The Eventlet developers have gone further than this, providing a facility to monkey-patch the existing system libraries at invocation time. For example, let's say you have a web app that does some Memcached I/O and some database I/O.

from eventlet import patcher
patcher.monkey_patch(all = True)
Oh look. Your application is now using asynchronous I/O. This call patches Python's socket module and a few others to make it all "just work" with Eventlet's internal coroutine switching mechanism. (Caveat: MySQLdb, which uses C-land sockets, needs a little bit of extra treatment, but it's only a couple of lines)

This all sounds great in theory, but I have actually made a large I/O bound program work using monkey patching and changing the driver. It is a piece of software that reads jobs from a queue and processes them, putting the result in memcached. For esoteric reasons I will not go into, the job processors could not thread the work, they had to fork. Using this setup, one production box with 8GB of RAM was consistently 7.5GB full.

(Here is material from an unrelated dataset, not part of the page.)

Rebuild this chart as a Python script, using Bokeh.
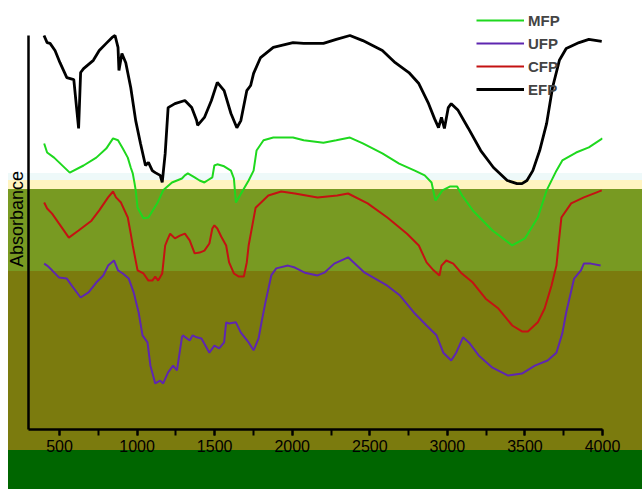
from bokeh.plotting import figure
from bokeh.models import Range1d, SingleIntervalTicker, FixedTicker, Legend
from bokeh.embed import file_html
from bokeh.resources import INLINE

# ---- data (wavenumber cm-1, stacked absorbance in arbitrary units) ----
efp_wn = [400, 420, 439, 471, 503, 547, 592, 623, 636, 655, 718, 756, 801, 839, 858, 877, 883, 902,
          927, 959, 991, 1022, 1054, 1073, 1098, 1117, 1149, 1162, 1168, 1181, 1200, 1244, 1308, 1352,
          1384, 1390, 1434, 1479, 1517, 1561, 1605, 1643, 1669, 1707, 1732, 1751, 1796, 1878, 2005,
          2074, 2201, 2284, 2372, 2455, 2581, 2664, 2752, 2816, 2879, 2917, 2943, 2962, 2981, 3006,
          3025, 3069, 3133, 3215, 3297, 3386, 3449, 3481, 3513, 3551, 3595, 3640, 3678, 3722, 3766,
          3849, 3912, 3995]
efp_ab = [100.0, 98.2, 98.0, 96.2, 93.1, 89.3, 88.8, 76.4, 90.6, 91.6, 93.7, 96.2, 98.0, 99.5, 100.0,
          97.0, 91.1, 95.4, 93.1, 86.8, 78.4, 72.6, 67.0, 67.8, 65.7, 65.2, 64.5, 62.7, 65.0, 70.0,
          81.7, 82.7, 83.5, 81.7, 78.4, 77.2, 79.2, 83.5, 88.1, 86.0, 80.2, 76.6, 78.4, 86.0, 87.3,
          90.4, 94.4, 97.0, 98.2, 98.0, 98.0, 99.0, 100.0, 98.7, 96.2, 93.1, 90.6, 87.8, 82.7, 78.9,
          76.6, 79.2, 76.4, 81.7, 82.7, 81.0, 76.6, 70.8, 66.5, 63.2, 62.4, 62.4, 63.2, 65.7, 70.8,
          77.7, 86.8, 93.7, 96.7, 98.2, 99.0, 98.5]

mfp_wn = [401, 420, 465, 566, 655, 737, 801, 845, 877, 908, 940, 959, 972, 984, 991, 1003, 1041, 1073,
          1130, 1168, 1225, 1289, 1308, 1327, 1371, 1403, 1434, 1453, 1485, 1498, 1517, 1561, 1605,
          1624, 1637, 1675, 1719, 1751, 1770, 1815, 1878, 2005, 2074, 2201, 2284, 2372, 2455, 2581,
          2689, 2790, 2854, 2898, 2923, 2968, 3019, 3063, 3095, 3164, 3291, 3418, 3500, 3583, 3640,
          3703, 3741, 3830, 3912, 4000]
mfp_ab = [72.6, 70.3, 69.0, 65.2, 67.0, 69.0, 71.3, 73.9, 73.4, 71.3, 69.0, 66.5, 65.0, 62.4, 60.7,
          56.3, 53.6, 53.8, 57.4, 60.7, 62.7, 63.7, 64.5, 65.0, 64.0, 63.2, 62.7, 63.2, 64.0, 67.0,
          67.3, 66.8, 65.7, 63.7, 57.6, 60.2, 63.2, 65.7, 70.8, 73.4, 74.1, 74.1, 73.4, 72.8, 73.4,
          74.1, 72.6, 70.1, 67.5, 65.7, 64.5, 62.7, 58.1, 60.7, 61.7, 61.7, 59.4, 55.6, 50.5, 46.7,
          48.5, 53.8, 60.7, 65.7, 68.3, 70.3, 71.6, 73.9]

cfp_wn = [401, 420, 452, 496, 560, 623, 706, 756, 813, 845, 864, 896, 940, 959, 972, 1003, 1041, 1073,
          1098, 1117, 1136, 1162, 1181, 1194, 1213, 1244, 1276, 1308, 1339, 1371, 1403, 1434, 1466,
          1485, 1498, 1517, 1542, 1574, 1593, 1624, 1656, 1688, 1707, 1719, 1764, 1846, 1929, 2017,
          2163, 2290, 2360, 2486, 2613, 2740, 2816, 2866, 2911, 2949, 2962, 2993, 3038, 3088, 3164,
          3247, 3329, 3418, 3481, 3519, 3583, 3627, 3671, 3703, 3716, 3735, 3798, 3880, 3963, 3995]
cfp_ab = [57.6, 56.1, 54.8, 52.3, 48.7, 50.5, 53.0, 55.6, 58.9, 60.4, 58.9, 57.6, 53.8, 49.7, 46.7,
          40.4, 39.6, 37.8, 37.8, 38.8, 37.8, 39.6, 46.7, 48.0, 49.7, 48.5, 49.2, 49.7, 48.0, 44.7,
          44.9, 45.4, 47.2, 51.0, 51.8, 51.0, 49.0, 46.7, 42.4, 39.6, 38.8, 38.8, 42.4, 46.7, 56.3,
          59.4, 60.4, 59.9, 58.9, 59.4, 59.9, 57.4, 53.8, 49.7, 46.7, 42.4, 40.4, 39.1, 41.6, 42.9,
          42.1, 39.8, 37.3, 33.2, 30.7, 26.4, 24.9, 24.9, 27.2, 30.7, 36.5, 41.6, 46.7, 53.8, 57.4,
          58.9, 60.2, 60.7]

ufp_wn = [401, 420, 452, 496, 547, 579, 636, 687, 737, 782, 813, 851, 877, 908, 946, 978, 1010, 1035,
          1067, 1086, 1117, 1149, 1168, 1200, 1232, 1257, 1289, 1295, 1339, 1358, 1384, 1415, 1466,
          1498, 1529, 1561, 1574, 1593, 1637, 1669, 1719, 1751, 1783, 1802, 1827, 1865, 1897, 1973,
          2017, 2081, 2163, 2207, 2271, 2360, 2467, 2613, 2695, 2784, 2866, 2930, 2974, 3025, 3057,
          3101, 3139, 3202, 3291, 3392, 3481, 3564, 3646, 3703, 3741, 3766, 3817, 3861, 3880, 3925,
          3988]
ufp_ab = [42.1, 41.6, 40.4, 38.6, 38.3, 36.5, 33.5, 34.8, 37.3, 39.1, 41.6, 42.9, 40.4, 39.6, 38.3,
          34.8, 29.7, 23.9, 22.1, 16.2, 11.7, 12.4, 11.7, 14.5, 16.2, 15.0, 23.4, 23.9, 22.6, 23.9,
          23.4, 23.1, 19.5, 21.3, 20.6, 22.1, 27.2, 26.9, 27.2, 24.6, 22.1, 20.1, 23.1, 27.2, 32.2,
          39.1, 40.9, 41.6, 41.1, 39.8, 39.1, 39.8, 42.1, 43.7, 39.8, 36.5, 34.0, 29.7, 26.4, 23.9,
          19.5, 17.5, 19.5, 23.4, 22.1, 18.8, 15.7, 13.7, 14.2, 16.2, 17.5, 19.5, 24.4, 29.7, 38.3,
          40.4, 42.1, 42.1, 41.6]

series_names = ["MFP", "UFP", "CFP", "EFP"]
series_colors = ["#1ED81E", "#5E26B0", "#C41212", "#000000"]
series_widths = [2, 2, 2, 2.8]

x_ticks_interval = 500

p = figure(width=642, height=489, output_backend="svg", toolbar_location=None,
           x_range=Range1d(300, 4000), y_range=Range1d(0, 106.85),
           min_border_left=28, min_border_right=40, min_border_top=8, min_border_bottom=60)
p.border_fill_color = None
p.background_fill_color = None
p.outline_line_color = None
p.grid.visible = False
p.styles = {"background":
            "linear-gradient(to right, #ffffff 8px, rgba(255,255,255,0) 8px), "
            "linear-gradient(to bottom, #ffffff 0px, #ffffff 173px, "
            "#eef9f9 173px, #eef9f9 180px, #fff4c0 180px, #fff4c0 189px, "
            "#789a22 189px, #789a22 271px, #7b7b0e 271px, #7b7b0e 450px, "
            "#006600 450px, #006600 100%)"}

xs = [mfp_wn, ufp_wn, cfp_wn, efp_wn]
ys = [mfp_ab, ufp_ab, cfp_ab, efp_ab]
renderers = []
for name, color, lw, x, y in zip(series_names, series_colors, series_widths, xs, ys):
    r = p.line(x, y, line_color=color, line_width=lw)
    renderers.append(r)

# x axis
xa = p.xaxis[0]
xa.ticker = SingleIntervalTicker(interval=x_ticks_interval, num_minor_ticks=2)
xa.axis_line_width = 2.5
xa.axis_line_color = "black"
xa.major_tick_out = 6
xa.major_tick_in = 0
xa.minor_tick_out = 6
xa.minor_tick_in = 0
xa.major_tick_line_width = 2
xa.minor_tick_line_width = 2
xa.major_label_text_font = "Liberation Sans"
xa.major_label_text_font_size = "16px"
xa.major_label_text_color = "black"
xa.major_label_standoff = 4

# y axis
ya = p.yaxis[0]
ya.ticker = FixedTicker(ticks=[])
ya.bounds = (0, 100)
ya.axis_line_width = 2.5
ya.axis_line_color = "black"
ya.major_tick_line_color = None
ya.minor_tick_line_color = None
ya.major_label_text_font_size = "0px"
ya.axis_label = "Absorbance"
ya.axis_label_text_font = "Liberation Sans"
ya.axis_label_text_font_size = "18px"
ya.axis_label_text_font_style = "normal"
ya.axis_label_text_color = "black"
ya.axis_label_standoff = 2

legend = Legend(items=[(n, [r]) for n, r in zip(series_names, renderers)],
                location=(448, 330))
legend.border_line_color = None
legend.background_fill_alpha = 0
legend.label_text_font = "Liberation Sans"
legend.label_text_font_style = "bold"
legend.label_text_font_size = "15px"
legend.glyph_width = 48
legend.glyph_height = 20
legend.label_height = 20
legend.spacing = 3
legend.padding = 0
legend.margin = 0
legend.label_standoff = 4
p.add_layout(legend)

open("out.html", "w").write(file_html(p, INLINE))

After a less than 5 line code change to the driver, that same production box uses only around 1GB of RAM consistently, and can handle 5 to 10x the throughput of the old system.

Now compare this to Twisted or Tornado. Twisted tries so damn hard to be Java that it really offends me personally. Those developers strike me as the alpha-programmer types who see no reason not to rewrite an existing codebase for a 20% performance gain.  Tornado on the other hand is significantly less Jersey Shore douchebaggy, but they still miss the point: we are programmers who need to get stuff done. Inventing your own HTTP client class, when Python's builtin works just fine if not better is the type of hubris that gets hotshot programmers fired in their first month.

There's also gevent, which appears to be a fork of Eventlet, but is not as well documented. Partial credit.

It's hard to find a performance or scaling related open source library that values my time. Eventlet is one of those rare few.